Previously I have discussed the revised Texas Railroad Commission (RRC) Rule 3.70 regarding permits for pipelines. You can access my previous blogs here and here. The RRC approved that new rule on December 3. 2014, and it went into effect on March 1, 2015. You can access the text of the new rule here.
There were many comments and suggestions made during the Public Comment period required by Texas law for any new administrative rule. The RRC included a few of these suggestions in the revised rule. However, there were a number of important comments and requests that were neither significantly addressed nor included in the revised rule. These include:
1. The Texas Land and Mineral Owners Association, along with other landowner groups, commented that the new rule does not address the shortcomings highlighted by the Texas Supreme Court in the recent Denbury Green case and that even with the changes, Rule 3.70 still amounts to “registration, not adjudication” and includes no meaningful review of the eminent domain authority. The TLMA suggested adding language for the pipeline company as follows: “Applicant understands and agrees that this registration is not determinative of Applicant’s authority to utilize the power of eminent domain to acquire right of way for the pipeline referenced herein.” They also suggested that the permit should include language stating that: “The RRC is not, by granting this registration, making any determination regarding Applicant’s authority to utilize the power of eminent domain to acquire right of way for the pipeline referenced herein.”

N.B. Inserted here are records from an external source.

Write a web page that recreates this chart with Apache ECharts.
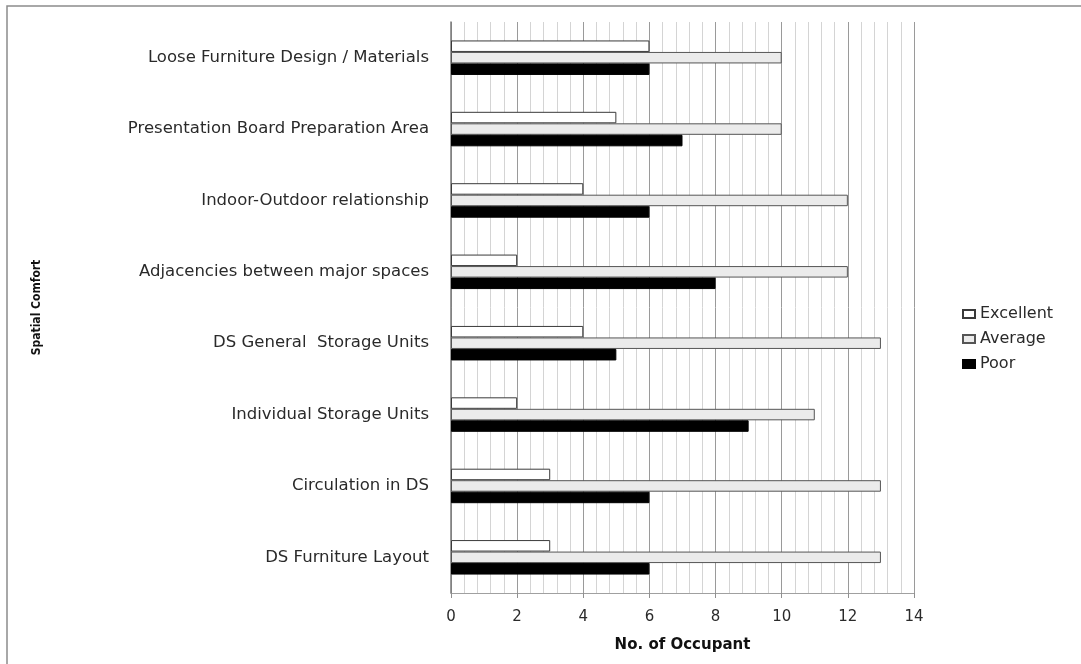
<!DOCTYPE html>
<html>
<head>
<meta charset="utf-8">
<script src="https://cdn.jsdelivr.net/npm/echarts@6/dist/echarts.min.js"></script>
<style>
html,body{margin:0;padding:0;background:#fff;}
#chart{width:1081px;height:664px;}
</style>
</head>
<body>
<div id="chart"></div>
<script>
// Categories listed bottom-to-top (ECharts category y-axis starts at bottom)
var categories = [
  'DS Furniture Layout',
  'Circulation in DS',
  'Individual Storage Units',
  'DS General  Storage Units',
  'Adjacencies between major spaces',
  'Indoor-Outdoor relationship',
  'Presentation Board Preparation Area',
  'Loose Furniture Design / Materials'
];
var excellent = [3, 3, 2, 4, 2, 4, 5, 6];
var average   = [13, 13, 11, 13, 12, 12, 10, 10];
var poor      = [6, 6, 9, 5, 8, 6, 7, 6];
var seriesNames = ['Excellent', 'Average', 'Poor'];
var xTicks = [0, 2, 4, 6, 8, 10, 12, 14];

var chart = echarts.init(document.getElementById('chart'));
var labelFont = '"DejaVu Sans", sans-serif';
var option = {
  backgroundColor: '#ffffff',
  animation: false,
  graphic: [{
    type: 'rect',
    shape: { x: 7, y: 6, width: 1090, height: 680 },
    style: { fill: 'none', stroke: '#8c8c8c', lineWidth: 1.5 },
    silent: true
  }],
  grid: { left: 451, right: 167, top: 22, bottom: 71, containLabel: false },
  legend: {
    data: seriesNames,
    orient: 'vertical',
    left: 957,
    top: 301,
    itemWidth: 12,
    itemHeight: 8,
    itemGap: 9,
    icon: 'rect',
    textStyle: { fontFamily: labelFont, fontSize: 16, color: '#2a2a2a' }
  },
  xAxis: {
    type: 'value',
    min: xTicks[0],
    max: xTicks[xTicks.length - 1],
    interval: 2,
    name: 'No. of Occupant',
    nameLocation: 'middle',
    nameGap: 45,
    nameTextStyle: { fontFamily: labelFont, fontSize: 15, fontWeight: 'bold', color: '#111' },
    axisLine: { show: true, lineStyle: { color: '#a0a0a0', width: 1 } },
    axisTick: { show: true, length: 5, lineStyle: { color: '#909090' } },
    axisLabel: { fontFamily: labelFont, fontSize: 15, color: '#2a2a2a', margin: 17 },
    splitLine: { show: true, lineStyle: { color: '#9a9a9a', width: 1 } },
    minorTick: { show: false, splitNumber: 5 },
    minorSplitLine: { show: true, lineStyle: { color: '#d4d4d4', width: 1 } }
  },
  yAxis: {
    type: 'category',
    data: categories,
    name: 'Spatial Comfort',
    nameLocation: 'middle',
    nameRotate: 90,
    nameGap: 408,
    nameTextStyle: { fontFamily: '"Liberation Sans Narrow", "DejaVu Sans Condensed", sans-serif', fontSize: 12, fontWeight: 'bold', color: '#111' },
    axisLine: { show: true, lineStyle: { color: '#7a7a7a', width: 1.5 } },
    axisTick: { show: false },
    axisLabel: { fontFamily: labelFont, fontSize: 16.5, color: '#2a2a2a', margin: 22 },
    splitLine: { show: false }
  },
  series: [
    {
      name: 'Excellent', type: 'bar', data: excellent,
      barWidth: 11.5, barGap: '0%',
      itemStyle: { color: '#ffffff', borderColor: '#3a3a3a', borderWidth: 1 }
    },
    {
      name: 'Average', type: 'bar', data: average,
      barWidth: 11.5, barGap: '0%',
      itemStyle: { color: '#ebebeb', borderColor: '#555555', borderWidth: 1 }
    },
    {
      name: 'Poor', type: 'bar', data: poor,
      barWidth: 11.5, barGap: '0%',
      itemStyle: { color: '#000000', borderColor: '#000000', borderWidth: 1 }
    }
  ]
};
chart.setOption(option);
</script>
</body>
</html>
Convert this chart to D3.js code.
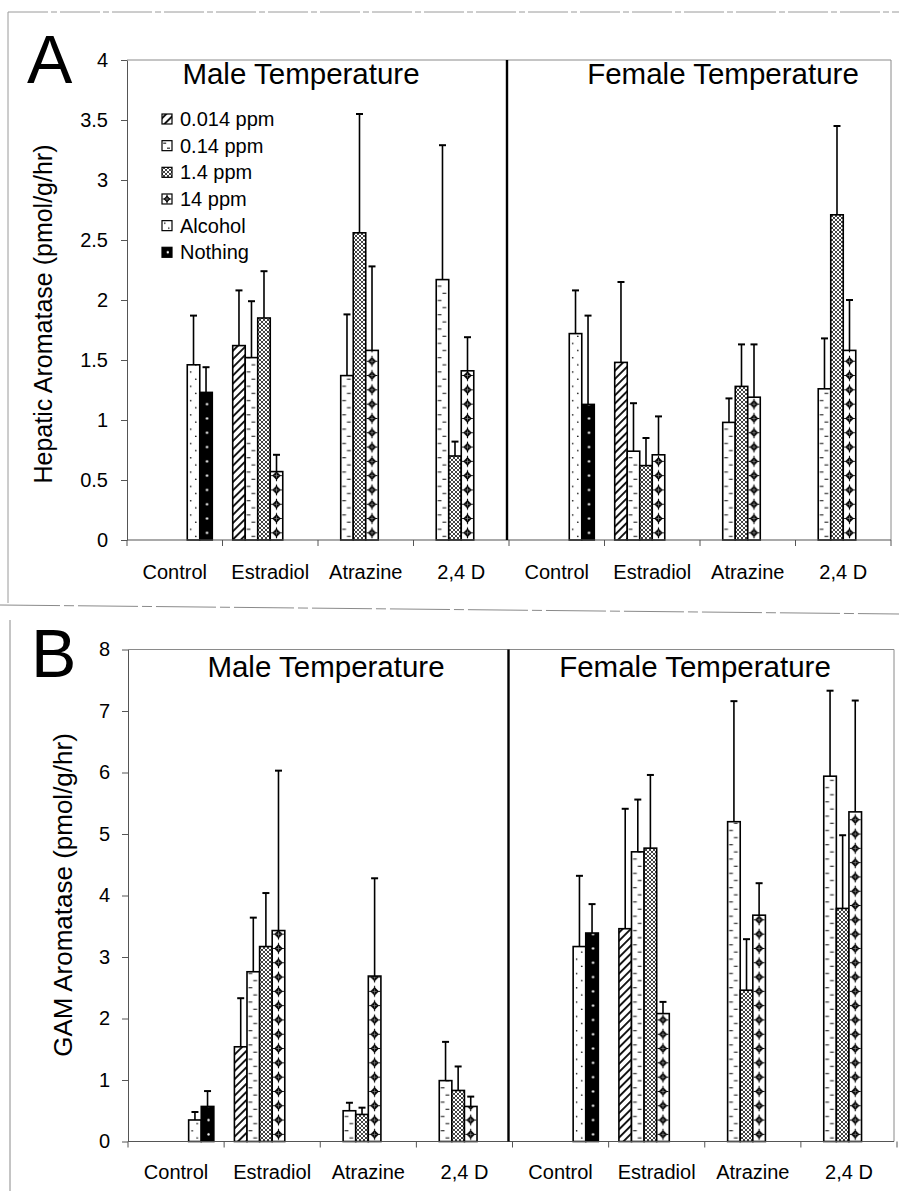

2. Several public comments suggested that the pipeline permit process should include a full investigation of whether the factual assertions in the permit by the pipeline company are correct.
3. A number of public comments indicated that there should be public notice given for a permit as well as a public evidentiary hearing so that affected landowners could have a chance to be heard and so the factual assertions in the permit by the pipeline company could be examined.
The RRC has stated that a pipeline permit is not an authorization to exercise eminent domain for pipeline easements and that the RRC classification of pipelines is used only to determine which RRC regulations apply to specific pipelines. However, when a landowner challenges a pipeline’s common carrier status in court, it is likely that a pipeline company will produce their RRC pipeline permit as evidence of their “common carrier” status. Perhaps the RRC comments to the new rule will eliminate that possibility.
The new RRC pipeline permit rule appears to have significant flaws. In the coming year, we may be able to get an idea of how the new rule functions and whether those flaws will create new problems for landowners.